Prometheus监控系统
Prometheus监控系统
Prometheus简介
Prometheus是一个开源的监控和告警系统,具有多维数据模型和强大的查询语言。
架构
Prometheus Server
├── 数据采集 (Pull)
├── 时序数据库存储
├── PromQL查询
└── 告警规则
Exporters:
├── node-exporter (系统指标)
├── mysql-exporter (MySQL指标)
├── nginx-exporter (Nginx指标)
└── 自定义exporter
安装Prometheus
Docker部署
docker run -d --name prometheus \
-p 9090:9090 \
-v prometheus.yml:/etc/prometheus/prometheus.yml \
prom/prometheus
Docker Compose
version: '3.8'
services:
prometheus:
image: prom/prometheus
ports:
- "9090:9090"
volumes:
- ./prometheus.yml:/etc/prometheus/prometheus.yml
- prometheus_data:/prometheus
grafana:
image: grafana/grafana
ports:
- "3000:3000"
environment:
- GF_SECURITY_ADMIN_PASSWORD=admin
volumes:
- grafana_data:/var/lib/grafana
node-exporter:
image: prom/node-exporter
ports:
- "9100:9100"
volumes:
- /proc:/host/proc:ro
- /sys:/host/sys:ro
command:
- '--path.procfs=/host/proc'
- '--path.sysfs=/host/sys'
volumes:
prometheus_data:
grafana_data:
Prometheus配置
# prometheus.yml
global:
scrape_interval: 15s
evaluation_interval: 15s
rule_files:
- "rules/*.yml"
alerting:
alertmanagers:
- static_configs:
- targets: ['alertmanager:9093']
scrape_configs:
- job_name: 'prometheus'
static_configs:
- targets: ['localhost:9090']
- job_name: 'node'
static_configs:
- targets: ['node-exporter:9100']
- job_name: 'mysql'
static_configs:
- targets: ['mysql-exporter:9104']
告警规则
# rules/alerts.yml
groups:
- name: system
rules:
- alert: HighCPUUsage
expr: 100 - (avg by(instance) (irate(node_cpu_seconds_total{mode="idle"}[5m])) * 100) > 80
for: 5m
labels:
severity: warning
annotations:
summary: "High CPU usage on {{ $labels.instance }}"

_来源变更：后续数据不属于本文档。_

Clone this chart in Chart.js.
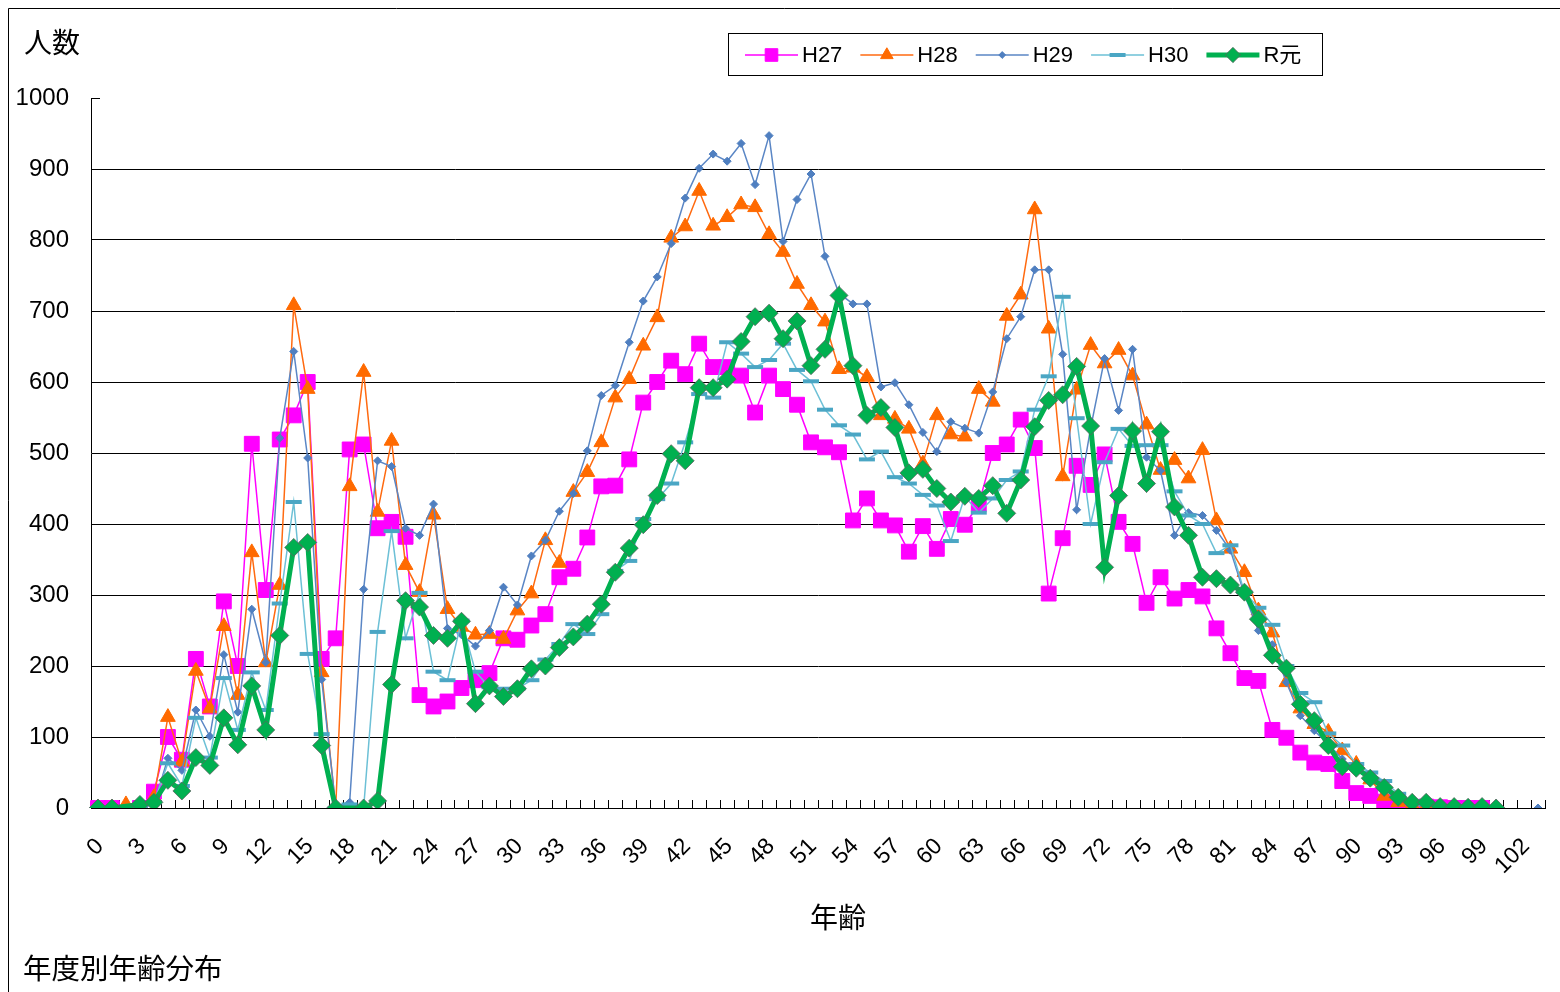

description: "CPU usage is above 80% for 5 minutes"
- alert: HighMemoryUsage
expr: (1 - node_memory_MemAvailable_bytes / node_memory_MemTotal_bytes) * 100 > 80
for: 5m
labels:
severity: warning
annotations:
summary: "High memory usage on {{ $labels.instance }}"
- alert: DiskSpaceLow
expr: (1 - node_filesystem_avail_bytes{mountpoint="/"} / node_filesystem_size_bytes{mountpoint="/"}) * 100 > 85
for: 10m
labels:
severity: critical
annotations:
summary: "Low disk space on {{ $labels.instance }}"
PromQL查询
# CPU使用率
100 - (avg by(instance) (irate(node_cpu_seconds_total{mode="idle"}[5m])) * 100)
# 内存使用率
(1 - node_memory_MemAvailable_bytes / node_memory_MemTotal_bytes) * 100
# 磁盘使用率
(1 - node_filesystem_avail_bytes{mountpoint="/"} / node_filesystem_size_bytes{mountpoint="/"}) * 100
# 网络流量
irate(node_network_receive_bytes_total[5m]) * 8
Grafana仪表板
# 导入仪表板
# Node Exporter Full: ID 1860
# MySQL Overview: ID 7362
# Nginx: ID 12708
实践:完整监控系统
# 1. 启动监控系统
docker-compose up -d
# 2. 访问Prometheus
# http://localhost:9090
# 3. 访问Grafana
# http://localhost:3000
# 用户名: admin, 密码: admin
# 4. 添加数据源
# Prometheus: http://prometheus:9090
总结
Prometheus是云原生时代的标准监控系统。通过配置Prometheus、Grafana和告警规则,可以实现全面的系统监控。